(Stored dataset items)
########################################
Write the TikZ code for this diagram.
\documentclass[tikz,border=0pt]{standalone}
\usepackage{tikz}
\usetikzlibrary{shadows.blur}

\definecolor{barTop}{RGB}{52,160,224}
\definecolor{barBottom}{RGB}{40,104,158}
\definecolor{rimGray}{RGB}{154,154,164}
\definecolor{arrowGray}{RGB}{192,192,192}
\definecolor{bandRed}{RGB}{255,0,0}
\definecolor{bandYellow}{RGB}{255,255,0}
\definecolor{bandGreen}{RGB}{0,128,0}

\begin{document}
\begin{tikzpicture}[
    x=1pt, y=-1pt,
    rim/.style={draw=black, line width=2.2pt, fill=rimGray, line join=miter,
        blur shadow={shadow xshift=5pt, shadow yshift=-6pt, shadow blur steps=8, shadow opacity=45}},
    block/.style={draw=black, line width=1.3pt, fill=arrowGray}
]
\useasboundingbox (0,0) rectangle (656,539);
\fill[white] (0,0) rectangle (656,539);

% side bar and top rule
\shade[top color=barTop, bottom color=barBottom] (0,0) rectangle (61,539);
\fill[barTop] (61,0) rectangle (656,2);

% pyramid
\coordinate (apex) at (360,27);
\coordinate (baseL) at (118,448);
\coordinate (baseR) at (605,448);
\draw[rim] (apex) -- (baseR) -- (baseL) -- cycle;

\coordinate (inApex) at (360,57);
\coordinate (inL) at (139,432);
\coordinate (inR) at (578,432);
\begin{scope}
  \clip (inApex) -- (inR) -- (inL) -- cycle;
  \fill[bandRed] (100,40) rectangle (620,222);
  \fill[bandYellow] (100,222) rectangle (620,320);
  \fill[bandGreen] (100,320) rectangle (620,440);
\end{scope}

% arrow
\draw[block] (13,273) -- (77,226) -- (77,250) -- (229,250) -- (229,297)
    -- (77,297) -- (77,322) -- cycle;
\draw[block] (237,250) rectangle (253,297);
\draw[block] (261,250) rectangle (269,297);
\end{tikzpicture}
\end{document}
########################################
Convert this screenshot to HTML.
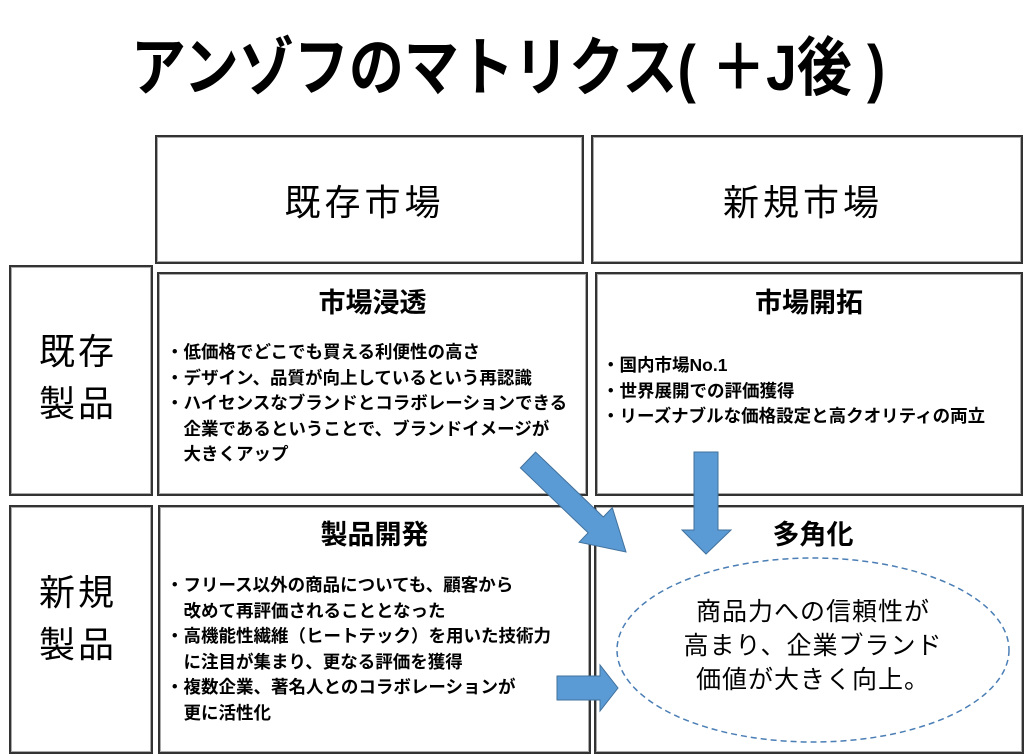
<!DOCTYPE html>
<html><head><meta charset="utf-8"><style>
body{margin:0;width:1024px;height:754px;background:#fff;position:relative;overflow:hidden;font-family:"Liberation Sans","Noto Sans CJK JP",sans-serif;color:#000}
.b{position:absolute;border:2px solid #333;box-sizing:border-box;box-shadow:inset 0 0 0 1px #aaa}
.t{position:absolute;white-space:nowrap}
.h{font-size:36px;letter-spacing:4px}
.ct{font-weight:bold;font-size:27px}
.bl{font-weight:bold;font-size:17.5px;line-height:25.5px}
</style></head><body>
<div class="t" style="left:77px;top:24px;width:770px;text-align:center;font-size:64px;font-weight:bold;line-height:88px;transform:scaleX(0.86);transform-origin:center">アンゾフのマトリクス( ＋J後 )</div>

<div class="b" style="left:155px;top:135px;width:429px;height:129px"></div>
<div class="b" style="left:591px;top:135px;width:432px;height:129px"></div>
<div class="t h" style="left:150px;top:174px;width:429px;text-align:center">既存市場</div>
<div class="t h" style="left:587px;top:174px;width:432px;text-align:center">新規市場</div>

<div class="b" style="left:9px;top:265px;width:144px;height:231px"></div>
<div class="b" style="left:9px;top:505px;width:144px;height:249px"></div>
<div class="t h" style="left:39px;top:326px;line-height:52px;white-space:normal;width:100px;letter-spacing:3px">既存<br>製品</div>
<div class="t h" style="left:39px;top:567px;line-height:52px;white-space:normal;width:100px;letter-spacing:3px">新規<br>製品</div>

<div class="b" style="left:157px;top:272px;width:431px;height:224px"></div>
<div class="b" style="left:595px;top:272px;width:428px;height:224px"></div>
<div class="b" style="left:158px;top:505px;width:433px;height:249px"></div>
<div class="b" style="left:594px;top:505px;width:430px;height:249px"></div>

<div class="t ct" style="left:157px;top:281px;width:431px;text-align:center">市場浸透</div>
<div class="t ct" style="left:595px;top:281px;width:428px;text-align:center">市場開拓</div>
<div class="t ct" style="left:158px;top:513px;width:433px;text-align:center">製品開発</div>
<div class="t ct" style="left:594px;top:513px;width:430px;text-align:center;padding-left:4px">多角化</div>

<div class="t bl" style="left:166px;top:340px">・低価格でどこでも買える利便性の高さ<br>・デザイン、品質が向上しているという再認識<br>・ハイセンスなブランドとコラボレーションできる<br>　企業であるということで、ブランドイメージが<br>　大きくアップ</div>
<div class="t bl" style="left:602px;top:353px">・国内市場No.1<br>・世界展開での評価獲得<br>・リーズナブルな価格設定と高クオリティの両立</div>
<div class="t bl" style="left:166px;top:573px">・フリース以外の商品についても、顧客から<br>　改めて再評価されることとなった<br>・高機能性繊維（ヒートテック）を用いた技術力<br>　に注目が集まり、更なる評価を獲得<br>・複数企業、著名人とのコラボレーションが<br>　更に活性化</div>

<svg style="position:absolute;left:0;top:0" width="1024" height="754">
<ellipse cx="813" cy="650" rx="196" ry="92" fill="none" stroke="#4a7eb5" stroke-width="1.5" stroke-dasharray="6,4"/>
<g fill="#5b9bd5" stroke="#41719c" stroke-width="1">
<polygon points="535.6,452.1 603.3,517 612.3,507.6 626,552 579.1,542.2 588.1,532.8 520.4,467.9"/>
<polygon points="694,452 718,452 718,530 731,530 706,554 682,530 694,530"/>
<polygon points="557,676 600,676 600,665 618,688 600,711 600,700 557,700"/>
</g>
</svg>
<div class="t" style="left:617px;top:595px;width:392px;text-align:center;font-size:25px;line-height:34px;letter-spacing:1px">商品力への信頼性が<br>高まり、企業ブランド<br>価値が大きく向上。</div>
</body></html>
########################################
Task description »
Within the listing above, give again exactly every line from the line with "Write the TikZ code for this diagram." through the line with "(baseL) -- cycle;", both included, and no other line.

Answer to this problem »
Write the TikZ code for this diagram.
\documentclass[tikz,border=0pt]{standalone}
\usepackage{tikz}
\usetikzlibrary{shadows.blur}

\definecolor{barTop}{RGB}{52,160,224}
\definecolor{barBottom}{RGB}{40,104,158}
\definecolor{rimGray}{RGB}{154,154,164}
\definecolor{arrowGray}{RGB}{192,192,192}
\definecolor{bandRed}{RGB}{255,0,0}
\definecolor{bandYellow}{RGB}{255,255,0}
\definecolor{bandGreen}{RGB}{0,128,0}

\begin{document}
\begin{tikzpicture}[
    x=1pt, y=-1pt,
    rim/.style={draw=black, line width=2.2pt, fill=rimGray, line join=miter,
        blur shadow={shadow xshift=5pt, shadow yshift=-6pt, shadow blur steps=8, shadow opacity=45}},
    block/.style={draw=black, line width=1.3pt, fill=arrowGray}
]
\useasboundingbox (0,0) rectangle (656,539);
\fill[white] (0,0) rectangle (656,539);

% side bar and top rule
\shade[top color=barTop, bottom color=barBottom] (0,0) rectangle (61,539);
\fill[barTop] (61,0) rectangle (656,2);

% pyramid
\coordinate (apex) at (360,27);
\coordinate (baseL) at (118,448);
\coordinate (baseR) at (605,448);
\draw[rim] (apex) -- (baseR) -- (baseL) -- cycle;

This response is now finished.